Check the report for errors

Experts in the mortgage industry agree that almost one third of all Canadians have errors appearing on their credit reports. This means that you could be one of those people who are being penalized for no fault of yours! Make sure that you order for a copy of your credit report and inspect it for errors. There are many types of errors ranging from having an account from someone with the same name attributed to you, to cases of fraud. Go through the information on the report and follow the instructions given to highlight any existing inconsistencies.

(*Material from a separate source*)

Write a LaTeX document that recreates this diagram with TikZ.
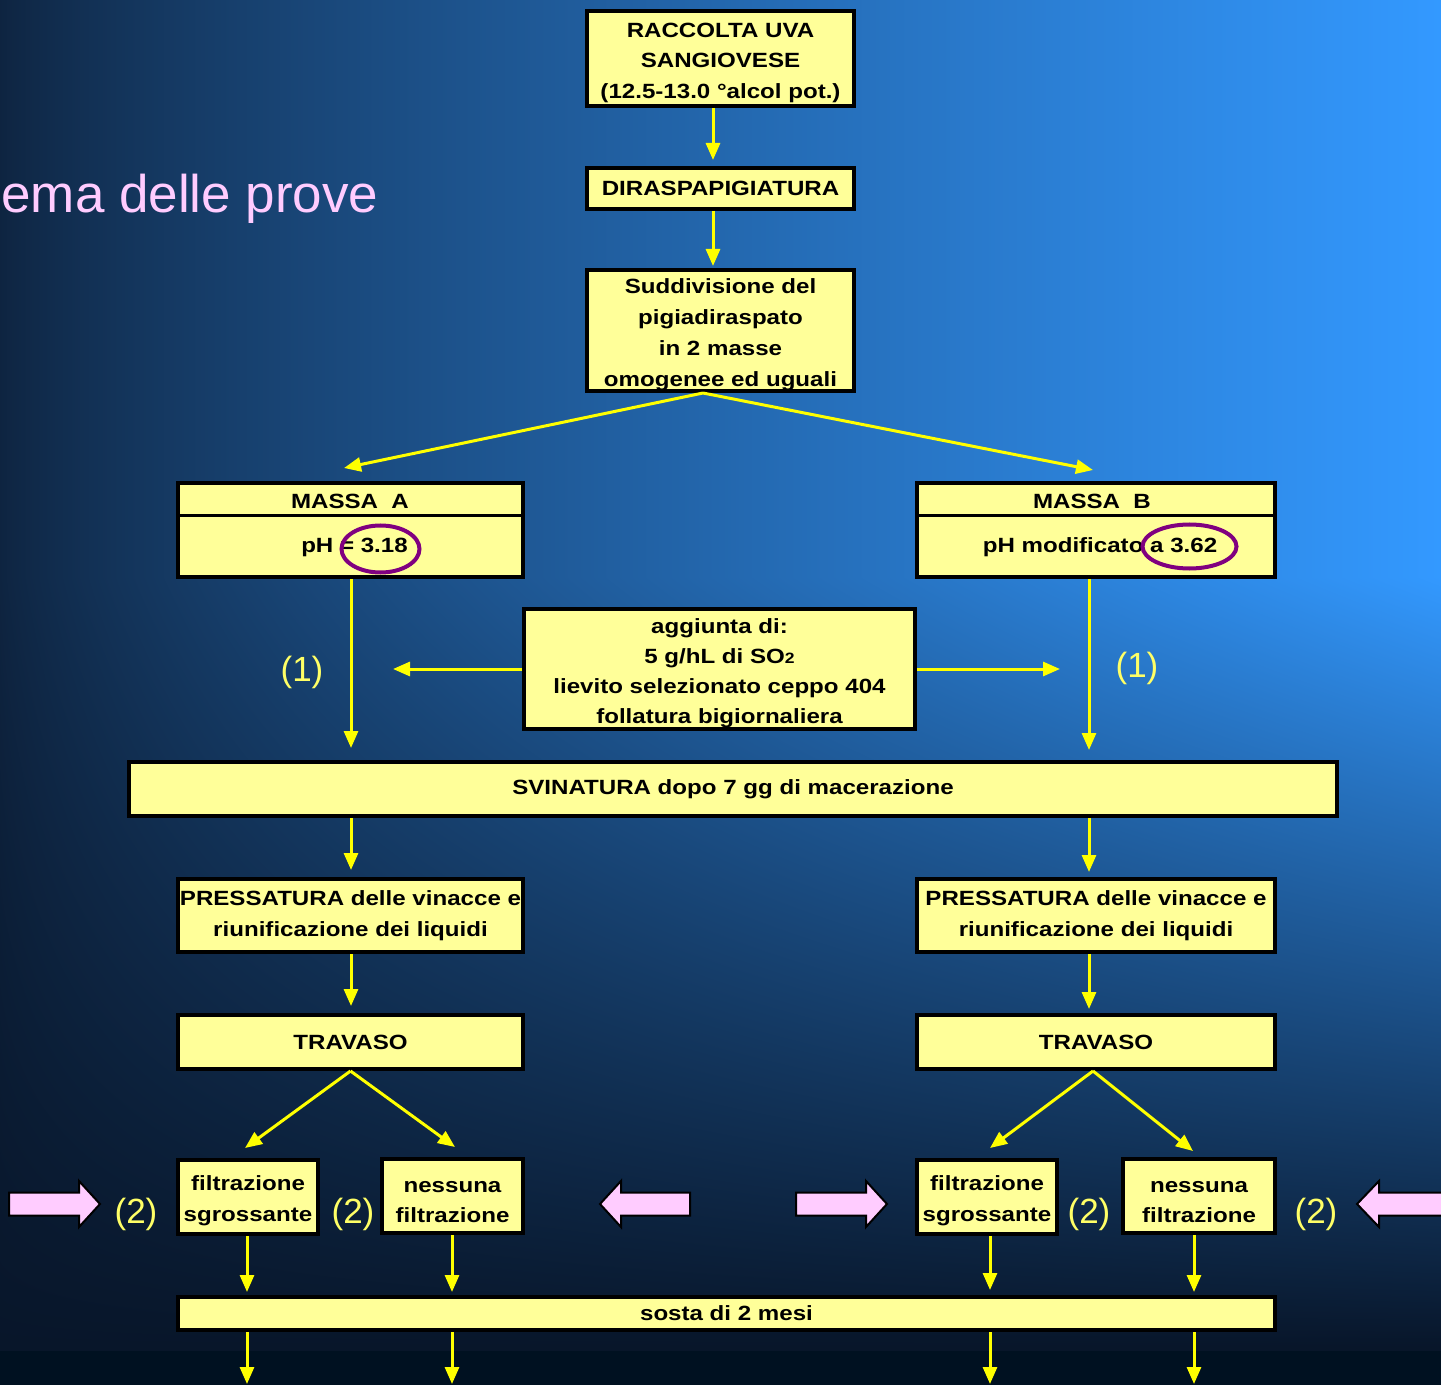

Do not max out your credit cards

How you use your credit cards will affect your credit score. It should go without saying but having maxed out cards and some accounts with zero balance is not a smart financial move. You could be damaging your credit score by using your credit cards irresponsibly. One of the factors that determine a strong credit score is having available balances that are at the maximum credit limit. To improve your score or keep your rating strong, distribute your debt more effectively over the various cards. If you are planning to apply for a mortgage soon, you need to make some changes in how you use your credit cards.

Your fight with the phone company

You may have a good case against the phone service provider but prolonging the fight can actually work against you. One of the most common reasons why many individuals have damaged credit is due to issues with the phone company. The company may have overcharged you but the longer you continue fighting, the more damage it is doing to your credit score every month. The best thing you can do is to pay the bill in full and then continue your fight. Do not allow a mere $200 to cause you to pay thousands more in interest on your mortgage.

Think about debt restructuring

If you are overwhelmed by debt or facing cash flow problems, you can make some changes that can improve your credit score and your financial situation. If you have a home loan, debt restructuring can be a viable option for you. A good debt consolidation plan can give you much needed relief by saving you hundreds of dollars in monthly payments. Talk to a financial expert about your options and you can end up experiencing an instant improvement in your credit.

Keeping an old credit account active

If you have received a new credit account that promises new incentives, you may be tempted to get rid of the old account. While this may seem logical, you may actually end up doing your credit history a disservice. Do not fall into the temptation to give up the old for the new but instead keep the old account active. The strength of your credit will depend on your ability to be consistent over the years. Having an account that has been active for a decade can show your ability to be responsible and it can speak well for you when you apply for that loan.

Making these five changes is relatively simple and yet doing so can improve your credit rating. When you consider the savings you will be making in interests, you know that making the changes will be worth your while. You can take control of your credit report so that you can be on your way to a brighter financial outlook. Having debts weighing you down is not just bad for your financial position; it is also bad for your health!